The living body is two things - the bag of chemicals, and the ongoing self-sustaining well-organized chemical reactions we call “life”. A dead body is just the former. (plus some disorganized chemical reactions commonly called “rotting.”)
How is a running auto engine different from one which is shut off? All the same parts are there, and in the same physical arrangement. All the potential is there. But the self-sustaining process of rotation, compression, combustion, and expansion is not happening.
A living human has trillions more moving parts than a car engine and billions more processes that all have to be working within their design envelopes for the human to “run”. Which is why restarting one from dead has proven so difficult, while starting car engines is easy.
And this is also why, for very simple cases like heart has ceased pumping but the rest of the interlocking chemistry factory has not yet collapsed, we can restart the heart and get the whole system going again. Because almost the whole system really was still going.
As to SIDS, even reading the wiki points out that there is a lot of evidence about what happened. It isn’t a black-box mystery, except maybe to the newspapers.

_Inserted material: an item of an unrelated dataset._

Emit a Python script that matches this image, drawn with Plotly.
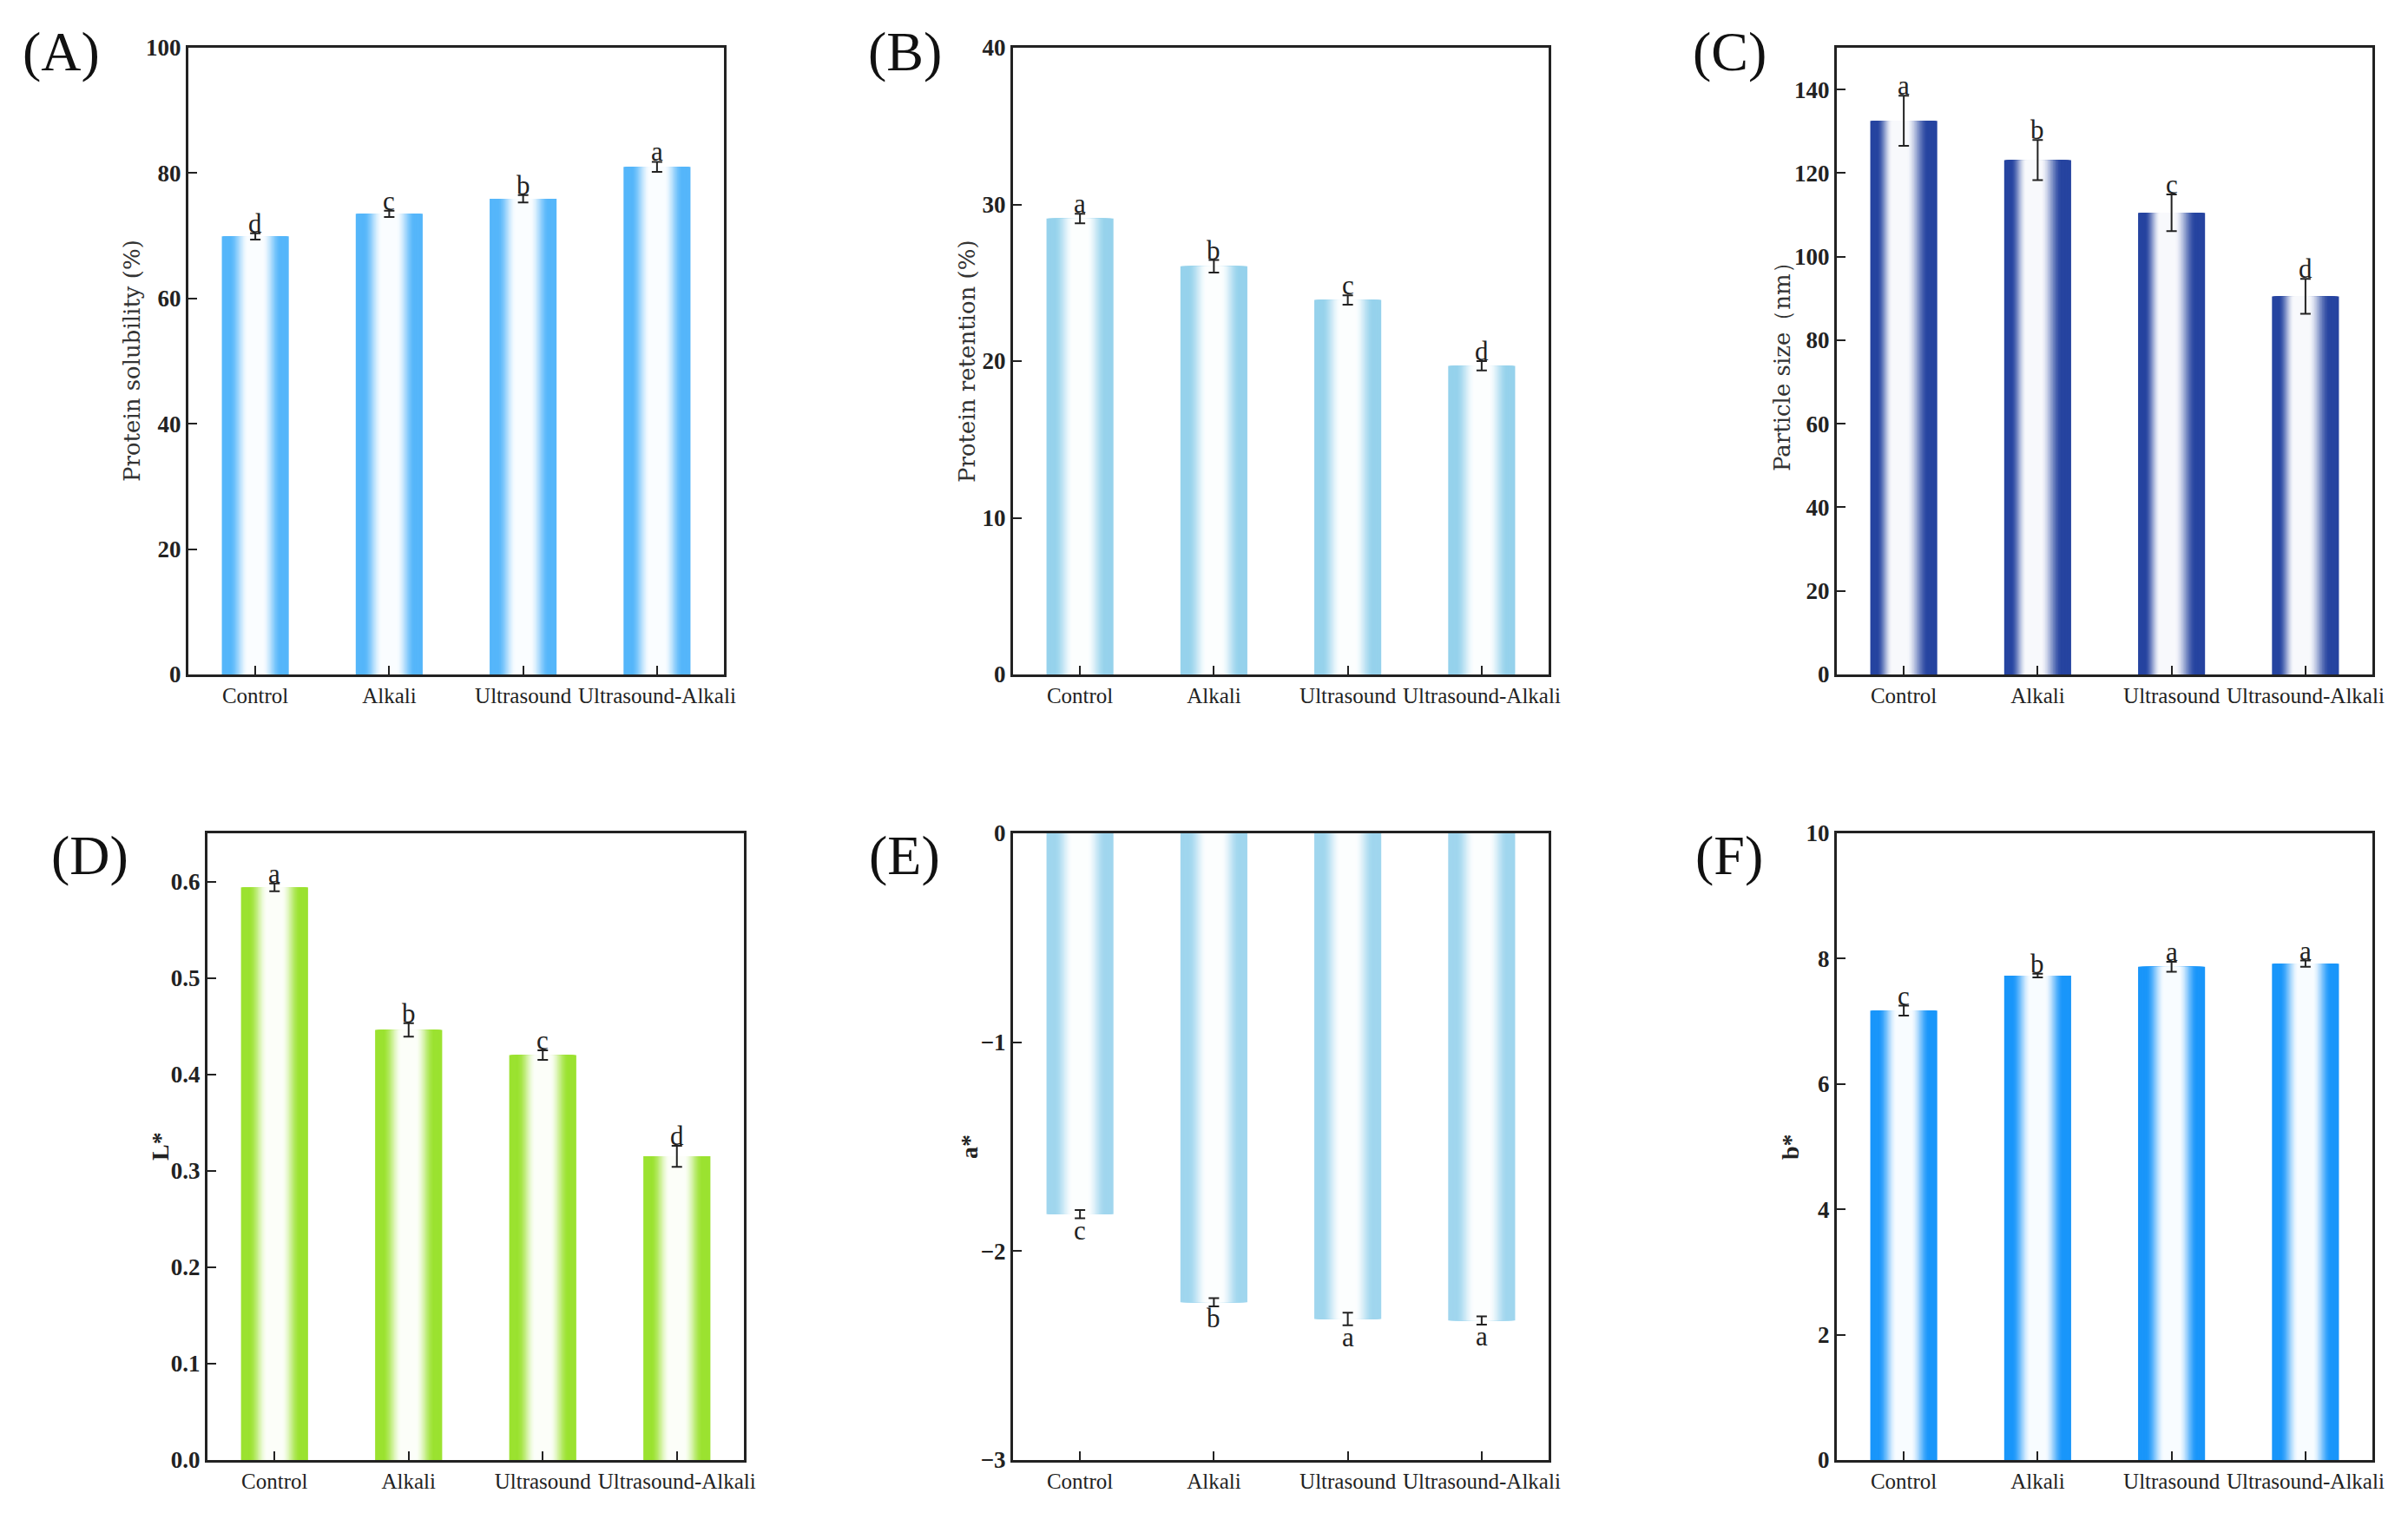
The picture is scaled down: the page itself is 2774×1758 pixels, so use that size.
import plotly.graph_objects as go

categories = ["Control", "Alkali", "Ultrasound", "Ultrasound-Alkali"]

# (A) protein solubility, %
solubility = [69.9, 73.5, 75.9, 81.0]
solubility_err = [0.5, 0.5, 0.6, 0.8]
solubility_letters = ["d", "c", "b", "a"]

# (B) protein retention, %
retention = [29.1, 26.05, 23.9, 19.7]
retention_err = [0.3, 0.4, 0.3, 0.3]
retention_letters = ["a", "b", "c", "d"]

# (C) particle size, nm
particle_size = [132.5, 123.1, 110.5, 90.5]
particle_size_err = [6.0, 4.8, 4.4, 4.2]
particle_size_letters = ["a", "b", "c", "d"]

# (D) L*
l_star = [0.594, 0.446, 0.420, 0.315]
l_star_err = [0.004, 0.007, 0.005, 0.011]
l_star_letters = ["a", "b", "c", "d"]

# (E) a*
a_star = [-1.823, -2.245, -2.325, -2.332]
a_star_err = [0.02, 0.02, 0.03, 0.02]
a_star_letters = ["c", "b", "a", "a"]

# (F) b*
b_star = [7.17, 7.73, 7.87, 7.92]
b_star_err = [0.08, 0.03, 0.08, 0.05]
b_star_letters = ["c", "b", "a", "a"]

# page is 2774x1758; the html body has an 8px margin, so the figure is drawn
# a bit smaller and every pixel position below is shifted by that margin
PAGE_W, PAGE_H = 2774, 1758
PAD = 8
W, H = PAGE_W - 2 * PAD, PAGE_H - 2 * PAD
SERIF = "Liberation Serif"


def px_x(x):
    return (x - PAD) / W


def px_y(y):
    return 1 - (y - PAD) / H


panels = [
    dict(tag="(A)", y=solubility, err=solubility_err, letters=solubility_letters,
         title="Protein solubility (%)", title_bold=False, rng=[0, 100], dtick=20,
         color=(85, 182, 250), white_at=0.5,
         box=(217, 834, 55, 777), tag_xy=(70, 60), title_x=152),
    dict(tag="(B)", y=retention, err=retention_err, letters=retention_letters,
         title="Protein retention (%)", title_bold=False, rng=[0, 40], dtick=10,
         color=(150, 210, 236), white_at=0.5,
         box=(1167, 1784, 55, 777), tag_xy=(1042, 60), title_x=1114),
    dict(tag="(C)", y=particle_size, err=particle_size_err, letters=particle_size_letters,
         title="Particle size（nm）", title_bold=False, rng=[0, 150], dtick=20,
         color=(38, 68, 160), white_at=0.42,
         box=(2116, 2733, 55, 777), tag_xy=(1992, 60), title_x=2053),
    dict(tag="(D)", y=l_star, err=l_star_err, letters=l_star_letters,
         title="L*", title_bold=True, rng=[0, 0.65], dtick=0.1, tickformat=".1f",
         color=(155, 226, 48), white_at=0.5,
         box=(239, 857, 960, 1682), tag_xy=(103, 985), title_x=184),
    dict(tag="(E)", y=a_star, err=a_star_err, letters=a_star_letters,
         title="a*", title_bold=True, rng=[-3, 0], dtick=1,
         color=(160, 214, 238), white_at=0.5,
         box=(1167, 1784, 960, 1682), tag_xy=(1042, 985), title_x=1116),
    dict(tag="(F)", y=b_star, err=b_star_err, letters=b_star_letters,
         title="b*", title_bold=True, rng=[0, 10], dtick=2,
         color=(25, 150, 250), white_at=0.5,
         box=(2116, 2733, 960, 1682), tag_xy=(1992, 985), title_x=2062),
]


def mix(rgb, t):
    r, g, b = (int(round(c + (255 - c) * t)) for c in rgb)
    return f"rgb({r},{g},{b})"


def whiteness(s):
    u = min(max((s - 0.22) / 0.55, 0.0), 1.0)
    return 0.97 * u * u * (3 - 2 * u)


BAR_W = 0.5
LAYERS = 30

fig = go.Figure()
annotations = []

for i, p in enumerate(panels, start=1):
    xa, ya = f"x{i}", f"y{i}"
    x0, x1, y0, y1 = p["box"]

    # nested bars, each a bit narrower and whiter -> horizontal gradient
    for k in range(LAYERS):
        s = k / LAYERS
        left = -BAR_W / 2 + s * BAR_W * p["white_at"]
        right = BAR_W / 2 - s * BAR_W * (1 - p["white_at"])
        fig.add_trace(go.Bar(
            x=categories, y=p["y"], xaxis=xa, yaxis=ya,
            offset=left, width=right - left,
            marker=dict(color=mix(p["color"], whiteness(s)), line=dict(width=0)),
            showlegend=False, hoverinfo="skip",
        ))

    fig.add_trace(go.Scatter(
        x=categories, y=p["y"], xaxis=xa, yaxis=ya, mode="markers",
        marker=dict(size=1, opacity=0),
        error_y=dict(type="data", array=p["err"], color="#222222",
                     thickness=2, width=6),
        showlegend=False, hoverinfo="skip",
    ))

    for c, v, e, letter in zip(categories, p["y"], p["err"], p["letters"]):
        neg = v < 0
        annotations.append(dict(
            x=c, y=v - e if neg else v + e, xref=xa, yref=ya,
            text=letter, showarrow=False,
            yanchor="top" if neg else "bottom", yshift=6 if neg else -8,
            font=dict(family=SERIF, size=31, color="#222222"),
        ))

    annotations.append(dict(
        x=px_x(p["tag_xy"][0]), y=px_y(p["tag_xy"][1]), xref="paper", yref="paper",
        text=p["tag"], showarrow=False, xanchor="center", yanchor="middle",
        font=dict(family=SERIF, size=64, color="#111111"),
    ))
    annotations.append(dict(
        x=px_x(p["title_x"]), y=px_y((y0 + y1) / 2), xref="paper", yref="paper",
        text=f"<b>{p['title']}</b>" if p["title_bold"] else p["title"],
        textangle=-90, showarrow=False, xanchor="center", yanchor="middle",
        font=dict(family=SERIF if p["title_bold"] else "DejaVu Serif",
                  size=28 if p["title_bold"] else 26,
                  color="#222222" if p["title_bold"] else "#333333"),
    ))

    axis_common = dict(
        showline=True, linewidth=3, linecolor="#222222", mirror=True,
        ticks="inside", ticklen=10, tickwidth=2, tickcolor="#222222",
        showgrid=False, zeroline=False, fixedrange=True, automargin=False,
    )
    fig.update_layout({
        f"xaxis{i}": dict(
            domain=[px_x(x0), px_x(x1)], anchor=ya, type="category",
            range=[-0.5, 3.5], tickangle=0,
            tickfont=dict(family=SERIF, size=25, color="#222222"),
            **axis_common,
        ),
        f"yaxis{i}": dict(
            domain=[px_y(y1), px_y(y0)], anchor=xa,
            range=p["rng"], dtick=p["dtick"], tick0=0,
            tickformat=p.get("tickformat", ""),
            tickfont=dict(family=SERIF, size=27, color="#222222", weight="bold"),
            **axis_common,
        ),
    })

fig.update_layout(
    width=W, height=H,
    margin=dict(l=0, r=0, t=0, b=0),
    barmode="overlay",
    paper_bgcolor="white", plot_bgcolor="white",
    showlegend=False,
    annotations=annotations,
)

fig.write_html("out.html")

Right now SIDS is a catchall diagnosis, used when we don’t have the tools to determine the exact cause of a particular death. IOW, SIDS isn’t a thing, but rather the medical termininology equivalent to your kitchen junk drawer full of odds and ends. If the case doesn’t fit in one of the other well-categorized drawers, it goes into the junk drawer called SIDS. Given that, iIt would be silly to expect a single clear cause to appear, where we have an *Ah ha! *moment and SIDS is cured like measles was.
As we get better at sorting out what happened to any given case, the number of SIDS cases will decline as the number of XYZ Syndrome cases climbs from a baseline of zero today, even if the total death count remains unchanged.
So don’t ascribe deep philosophical significance to what’s really just a category in a database.